[Problem details] Check every line below for the word "draw" and copy the ones that have it.

[Data excerpt]
** START **

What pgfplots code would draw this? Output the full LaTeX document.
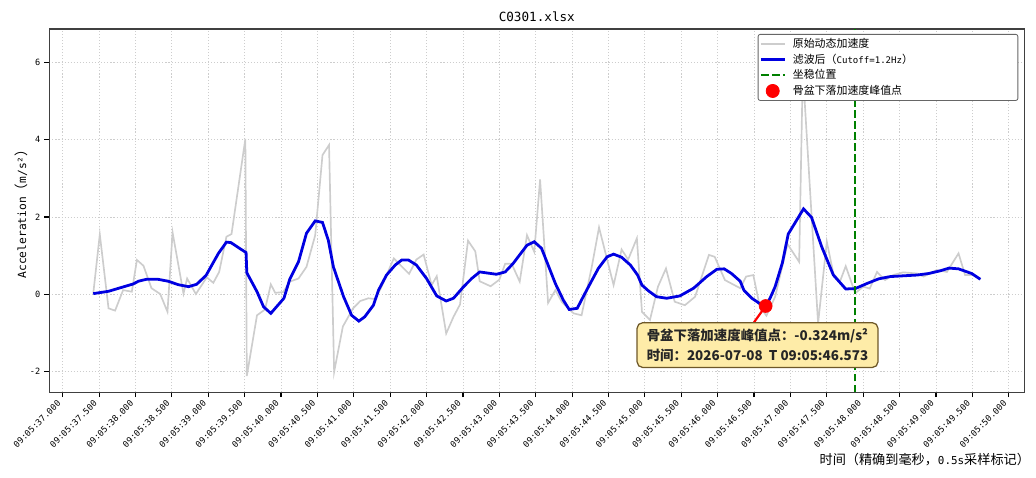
\documentclass[border=0pt]{standalone}
\usepackage{fontspec}
\setmainfont{DejaVu Sans Mono}[Scale=0.83]
\newfontfamily\cjk{Noto Sans CJK SC}
\usepackage{pgfplots}
\usepackage{pgfplotstable}
\pgfplotsset{compat=1.18}
\definecolor{rawgray}{RGB}{205,205,205}
\definecolor{filtblue}{RGB}{0,0,225}
\definecolor{mplgreen}{RGB}{0,128,0}
\definecolor{boxfill}{RGB}{254,236,168}
\definecolor{boxedge}{RGB}{110,88,40}
\definecolor{gridc}{RGB}{205,205,205}
\newcommand\legtxt[1]{\makebox[163bp][l]{\hspace*{3.5bp}#1}}
\begin{document}
\pgfplotstableread{
x y
0.42 0.02
0.51 1.55
0.63 -0.36
0.72 -0.42
0.83 0.11
0.95 0.07
1.02 0.89
1.11 0.74
1.22 0.16
1.34 0.01
1.44 -0.45
1.51 1.60
1.66 0.02
1.71 0.41
1.83 0.01
1.98 0.44
2.07 0.30
2.15 0.58
2.25 1.49
2.32 1.56
2.51 4.02
2.53 -2.11
2.67 -0.54
2.78 -0.39
2.86 0.26
2.92 0.04
3.03 0.06
3.12 0.33
3.24 0.41
3.35 0.71
3.47 1.53
3.57 3.60
3.66 3.86
3.73 -2.00
3.85 -0.83
3.99 -0.36
4.09 -0.17
4.20 -0.10
4.29 -0.12
4.37 0.15
4.55 0.93
4.76 0.53
4.86 0.90
4.96 1.03
5.07 0.24
5.14 0.47
5.27 -1.01
5.37 -0.58
5.46 -0.26
5.57 1.39
5.67 1.11
5.73 0.34
5.88 0.21
6.00 0.38
6.08 0.79
6.17 0.79
6.28 0.33
6.38 1.53
6.48 1.10
6.56 2.97
6.67 -0.22
6.77 0.11
6.86 -0.20
7.02 -0.49
7.13 -0.54
7.27 0.71
7.37 1.73
7.57 0.24
7.68 1.16
7.77 0.90
7.89 1.45
7.96 -0.45
8.07 -0.66
8.18 0.20
8.29 0.67
8.41 -0.19
8.55 -0.28
8.69 -0.06
8.88 1.02
8.96 0.97
9.10 0.37
9.31 0.16
9.39 0.46
9.49 0.50
9.58 -0.32
9.67 -0.55
9.79 -0.06
9.96 1.30
10.12 0.84
10.17 5.80
10.38 -0.75
10.50 1.36
10.59 0.54
10.68 0.33
10.76 0.73
10.89 0.03
11.00 0.20
11.09 0.15
11.19 0.58
11.30 0.37
11.41 0.50
11.55 0.57
11.74 0.54
11.83 0.46
12.01 0.63
12.15 0.58
12.31 1.06
12.40 0.50
12.51 0.50
12.61 0.39
}\rawdata
\pgfplotstableread{
x y
0.42 0.02
0.63 0.08
0.79 0.17
0.97 0.27
1.04 0.34
1.15 0.39
1.31 0.39
1.45 0.34
1.59 0.25
1.73 0.20
1.84 0.26
1.97 0.49
2.14 1.06
2.25 1.35
2.31 1.34
2.52 1.08
2.53 0.56
2.67 0.07
2.76 -0.32
2.86 -0.49
3.04 -0.10
3.12 0.39
3.24 0.84
3.35 1.58
3.47 1.90
3.57 1.86
3.65 1.40
3.72 0.71
3.86 -0.06
3.97 -0.54
4.07 -0.69
4.15 -0.58
4.27 -0.28
4.34 0.11
4.45 0.50
4.57 0.76
4.66 0.89
4.75 0.89
4.86 0.76
5.00 0.41
5.14 -0.04
5.27 -0.17
5.37 -0.10
5.51 0.20
5.62 0.41
5.73 0.58
5.96 0.52
6.08 0.58
6.19 0.80
6.38 1.27
6.48 1.36
6.58 1.19
6.67 0.76
6.77 0.28
6.88 -0.15
6.96 -0.39
7.07 -0.36
7.20 0.11
7.36 0.67
7.48 0.97
7.57 1.04
7.68 0.96
7.80 0.76
7.90 0.50
7.96 0.24
8.05 0.09
8.16 -0.06
8.30 -0.10
8.48 -0.04
8.67 0.16
8.85 0.46
8.99 0.65
9.09 0.66
9.19 0.54
9.31 0.34
9.36 0.11
9.47 -0.10
9.58 -0.24
9.66 -0.30
9.72 -0.10
9.79 0.20
9.89 0.82
9.97 1.56
10.18 2.21
10.29 1.99
10.43 1.23
10.59 0.50
10.76 0.14
10.89 0.15
11.05 0.28
11.21 0.40
11.37 0.46
11.55 0.48
11.74 0.50
11.90 0.54
12.06 0.61
12.18 0.68
12.31 0.66
12.49 0.54
12.61 0.39
}\filtdata
\begin{tikzpicture}
\path[use as bounding box, x=0.72bp, y=0.72bp] (-49.3,-85.7) rectangle (986.7,392.3);
\begin{axis}[
  at={(0,0)}, anchor=south west,
  scale only axis, width=702bp, height=261.6bp,
  xmin=-0.184, xmax=13.214, ymin=-2.53, ymax=6.86,
  axis line style={black!75, line width=1bp},
  tick style={black, line width=0.8bp},
  major tick length=3.5bp, tick align=outside,
  xtick pos=bottom, ytick pos=left,
  grid=major,
  major grid style={gridc, line width=0.6bp, dash pattern=on 0.8bp off 1.4bp},
  xtick={0,0.5,1,1.5,2,2.5,3,3.5,4,4.5,5,5.5,6,6.5,7,7.5,8,8.5,9,9.5,10,10.5,11,11.5,12,12.5,13},
  xticklabels={09:05:37.000,09:05:37.500,09:05:38.000,09:05:38.500,09:05:39.000,09:05:39.500,09:05:40.000,09:05:40.500,09:05:41.000,09:05:41.500,09:05:42.000,09:05:42.500,09:05:43.000,09:05:43.500,09:05:44.000,09:05:44.500,09:05:45.000,09:05:45.500,09:05:46.000,09:05:46.500,09:05:47.000,09:05:47.500,09:05:48.000,09:05:48.500,09:05:49.000,09:05:49.500,09:05:50.000},
  x tick label style={font=\fontsize{7.5}{8}\selectfont, xshift=-4.3bp, rotate=45, anchor=north east, inner sep=1bp},
  ytick={-2,0,2,4,6},
  yticklabels={-2,0,2,4,6},
  y tick label style={font=\fontsize{7.5}{8}\selectfont},
  xlabel={{\cjk 时间（精确到毫秒，}0.5s{\cjk 采样标记）}},
  xlabel style={font=\fontsize{9.5}{10}\selectfont, at={(axis description cs:1.010,-0.186)}, anchor=east},
  ylabel={Acceleration{\cjk （}m/s²{\cjk ）}},
  ylabel style={font=\fontsize{9.8}{10}\selectfont, at={(axis description cs:-0.029,0.5)}, anchor=center},
  legend cell align=left,
  legend style={at={(axis description cs:0.9938,0.9862)}, anchor=north east,
    draw=black!60, line width=0.6bp, rounded corners=1.5bp,
    fill=white, 
    font=\fontsize{7.9}{9}\selectfont, inner xsep=1bp, inner ysep=1.2bp, row sep=0bp,
    nodes={inner xsep=1.5bp, inner ysep=1.2bp, text height=7bp, text depth=1.9bp}},
]
\addplot[rawgray, line width=1.2bp] table[x=x, y=y] {\rawdata};
\addlegendentry{\legtxt{\cjk 原始动态加速度}}
\addplot[filtblue, line width=2bp] table[x=x, y=y] {\filtdata};
\addlegendentry{\legtxt{{\cjk 滤波后（}Cutoff=1.2Hz{\cjk ）}}}
\addplot[mplgreen, line width=1.5bp, dash pattern=on 5.5bp off 2.4bp] coordinates {(10.89,-2.53) (10.89,6.86)};
\addlegendentry{\legtxt{\cjk 坐稳位置}}
\addplot[only marks, mark=*, mark size=4.7bp, mark options={draw=red, fill=red}] coordinates {(9.66,-0.30)};
\addlegendentry{\legtxt{\cjk 骨盆下落加速度峰值点}}
\draw[red, line width=1.6bp] (axis cs:9.50,-0.72) -- (axis cs:9.66,-0.30);
\node[draw=boxedge, fill=boxfill, rounded corners=4bp, line width=0.9bp, inner xsep=7bp, inner ysep=4bp, align=left, text=black!85, font=\cjk\bfseries\fontsize{9.7}{14.8}\selectfont] at (axis cs:9.548,-1.31) {骨盆下落加速度峰值点：-0.324m/s²\\时间：2026-07-08\ \ T 09:05:46.573};
\end{axis}
\node[anchor=base, yshift=5bp, inner sep=0pt, font=\fontsize{11}{13}\selectfont] at (current axis.north) {C0301.xlsx};
\end{tikzpicture}
\end{document}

** END **

[Reply]
What pgfplots code would draw this? Output the full LaTeX document.
    draw=black!60, line width=0.6bp, rounded corners=1.5bp,
\addplot[only marks, mark=*, mark size=4.7bp, mark options={draw=red, fill=red}] coordinates {(9.66,-0.30)};
\draw[red, line width=1.6bp] (axis cs:9.50,-0.72) -- (axis cs:9.66,-0.30);
\node[draw=boxedge, fill=boxfill, rounded corners=4bp, line width=0.9bp, inner xsep=7bp, inner ysep=4bp, align=left, text=black!85, font=\cjk\bfseries\fontsize{9.7}{14.8}\selectfont] at (axis cs:9.548,-1.31) {骨盆下落加速度峰值点：-0.324m/s²\\时间：2026-07-08\ \ T 09:05:46.573};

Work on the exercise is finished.